Zoo Atlanta

Zoo Atlanta Master Plan 1985

The old Atlanta Zoo was rated among the ten worst Zoo in the USA by Parade Magazine and the United States Humane Society. The city responded by hiring noted behavioural psychology professor and great ape expert Dr Terry Maple as the new director and dedicating the needed resources through an innovative “public-private partnership”, to completely renew both facilities and operations. Terry Maple’s book Professor at the Zoo (2016) tells this story in detail. Earlier, in 1982, Dr Maple had invited me to lecture his university class and during a spare period I sketched concepts for ideal zoo habitats for gorillas, chimpanzees and orangutans based upon behavioural characteristics of each species discussed by Dr Maple. This collaboration resulted in the paperApproaching Eden, a Behavioural Approach for Designing Great Ape Exhibits  and Dr Maple used these aspirational ideas in several other papers as well. Thus, when appointed new director Dr Maple first hired my then partner Gary lee and myself with or firm CLRdesign to develop his master plan in 1984.

     

The zoo’s Silverback gorilla ”Willie B” was a popular Atlanta celebrity who had lived twenty-five years in the 6m by 12m room shown, never being outside. The photo on the right shows Willie B first entering his new green home. Dr Maple arranged to receive eleven additional gorillas from the Yerkes Regional Primate Research Center, challenging everyone to design the world’s best gorilla facility as the highlight of the master plan to establish Zo Atlanta as among the world’s best. As a result, twenty-two gorillas have been born in this facility and Zoo Atlanta has the world’s largest gorilla colony.

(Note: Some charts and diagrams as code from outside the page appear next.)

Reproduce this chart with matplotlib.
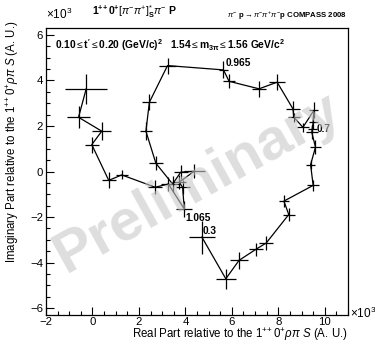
"""Argand plot: 1++0+ [pi pi]_S pi P wave relative to 1++0+ rho pi S (COMPASS 2008)."""
import numpy as np
import matplotlib
matplotlib.use("Agg")
import matplotlib.pyplot as plt
from matplotlib.ticker import MultipleLocator

plt.rcParams["font.family"] = ["Liberation Sans", "DejaVu Sans"]
plt.rcParams["mathtext.fontset"] = "custom"
plt.rcParams["mathtext.rm"] = "Liberation Sans"
plt.rcParams["mathtext.it"] = "Liberation Sans:italic"
plt.rcParams["mathtext.bf"] = "Liberation Sans:bold"

# real / imaginary parts (x10^3) along the 2pi mass scan
re_part = [4.71, 5.74, 6.31, 7.03, 7.48, 8.45, 8.24, 9.50, 9.39, 9.60, 9.44, 9.46,
           9.50, 9.53, 9.06, 8.67, 8.63, 7.95, 7.17, 5.88, 5.64, 3.23, 2.45, 2.30,
           2.73, 3.45, 3.80, 4.38, 3.73, 3.88, 3.95, 3.27, 2.70, 1.26, 0.70, -0.03,
           0.40, -0.60, -0.27]
im_part = [-2.88, -4.71, -3.90, -3.42, -3.14, -1.89, -1.30, -0.61, 0.30, 1.07, 1.72, 1.87,
           2.16, 2.68, 1.94, 2.38, 2.75, 3.92, 3.63, 3.96, 4.46, 4.65, 3.04, 1.77,
           0.36, -0.55, -0.03, 0.01, -0.47, -0.69, -1.64, -0.55, -0.69, -0.15, -0.39, 1.18,
           1.77, 2.38, 3.63]
re_err = [0.55, 0.43, 0.40, 0.30, 0.30, 0.25, 0.20, 0.25, 0.20, 0.25, 0.25, 0.20,
          0.20, 0.20, 0.25, 0.25, 0.30, 0.35, 0.30, 0.25, 0.20, 0.35, 0.30, 0.25,
          0.30, 0.30, 0.30, 0.45, 0.30, 0.30, 0.35, 0.30, 0.30, 0.25, 0.30, 0.30,
          0.40, 0.50, 0.90]
im_err = [0.72, 0.44, 0.38, 0.30, 0.30, 0.30, 0.25, 0.25, 0.20, 0.30, 0.30, 0.15,
          0.30, 0.35, 0.20, 0.20, 0.35, 0.35, 0.35, 0.30, 0.37, 0.35, 0.35, 0.40,
          0.30, 0.35, 0.30, 0.30, 0.30, 0.30, 0.35, 0.30, 0.30, 0.20, 0.35, 0.35,
          0.40, 0.48, 0.66]
mass_labels = {0: "0.3", 10: "0.7", 20: "0.965", 30: "1.065"}
label_offsets = {0: (0.05, 0.12), 10: (0.2, 0.0), 20: (0.1, 0.15), 30: (0.05, -0.55)}

fig = plt.figure(figsize=(3.75, 3.44), dpi=100)
ax = fig.add_axes([0.1227, 0.0843, 0.8053, 0.8343])

ax.errorbar(re_part, im_part, xerr=re_err, yerr=im_err, color="black",
            lw=0.9, elinewidth=0.9, capsize=0, fmt="-")
for i, lab in mass_labels.items():
    dx, dy = label_offsets[i]
    ax.text(re_part[i] + dx, im_part[i] + dy, lab, fontsize=7.3, fontweight="bold")

ax.set_xlim(-2, 11)
ax.set_ylim(-6.3, 6.3)
ax.xaxis.set_major_locator(MultipleLocator(2))
ax.xaxis.set_minor_locator(MultipleLocator(0.5))
ax.yaxis.set_major_locator(MultipleLocator(2))
ax.yaxis.set_minor_locator(MultipleLocator(0.5))
ax.tick_params(which="both", direction="in", top=False, right=False, labelsize=8.2, width=0.8)
ax.tick_params(which="major", length=6)
ax.tick_params(which="minor", length=3)
ax.tick_params(axis="x", pad=1.5)
ax.tick_params(axis="y", pad=2)
for s in ax.spines.values():
    s.set_linewidth(0.9)

# watermark
ax.text(0.5, 0.46, "Preliminary", transform=ax.transAxes, fontsize=42,
        fontweight="bold", color="#c8c8c8", alpha=0.6, rotation=29,
        ha="center", va="center", zorder=10)

fig.text(0.123, 0.935, r"$\times$10$^3$", fontsize=8.5, ha="left", va="bottom")
fig.text(0.932, 0.088, r"$\times$10$^3$", fontsize=8.5, ha="left", va="center")
fig.text(0.245, 0.965, r"$\mathbf{1^{+\!+}0^{+}}[\pi^{-}\pi^{+}]^{*}_{\mathbf{S}}\pi^{-}$ $\mathit{\mathbf{P}}$",
         fontsize=7.5, fontweight="bold", ha="left", va="center")
fig.text(0.925, 0.955, r"$\pi^{-}$ p$\rightarrow\pi^{-}\pi^{+}\pi^{-}$p COMPASS 2008",
         fontsize=5.6, fontweight="bold", ha="right", va="center")
ax.text(0.03, 0.968, r"0.10$\leq$$\mathbf{t'}$$\leq$0.20 (GeV/$\mathbf{c}$)$^{\mathbf{2}}$   "
        r"1.54$\leq$m$_{\mathbf{3\pi}}$$\leq$1.56 GeV/$\mathbf{c}^{\mathbf{2}}$",
        transform=ax.transAxes, fontsize=7.4, fontweight="bold", ha="left", va="top")

fig.text(0.928, 0.002, r"Real Part relative to the 1$^{+\!+}$0$^{+}$$\rho\pi$ $\mathit{S}$ (A. U.)",
         fontsize=8.3, ha="right", va="bottom")
fig.text(0.01, 0.94, r"Imaginary Part relative to the 1$^{+\!+}$0$^{+}$$\rho\pi$ $\mathit{S}$ (A. U.)",
         fontsize=8.3, ha="left", va="top", rotation=90)

fig.savefig("out.png", dpi=100)
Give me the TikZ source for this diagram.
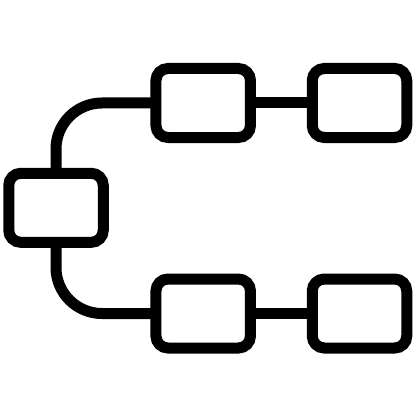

Attracted by to zoos popularity with young families, the Ford Motor Company offered to fund much of the new work as a marketing appeal to attract these families to their new Ford Taurus family car line. Thus, the first work, including gorillas, smaller primates and orangutans was named the Ford African Rainforest. Ford even helped sponsor a fact-finding safari of zoo staff, including me, to visit wild gorillas in Rwanda, Eastern Congo, and Cameroon, to study vegetation in their natural habitat to better recreate it in new Atlanta Gorilla habitats.

 

Photos of our group visiting mountain gorillas in Rwanda with the Zoo Atlanta team (left) and the final gotills exhibit at Zoo Atlanta (right). Dr Maple also lead the zoo team to Southeast Asia to study wild orangutans visiting a sanctuary in Sumatra and to explore Komodo Islands experiencing their giant “Dragon” monitor lizards. These destinations were all well off the tourist routes in the mid-nineteen-eighties. 

Lesson learned: do deep research into the natural foundations of the work and use each project as a university field course.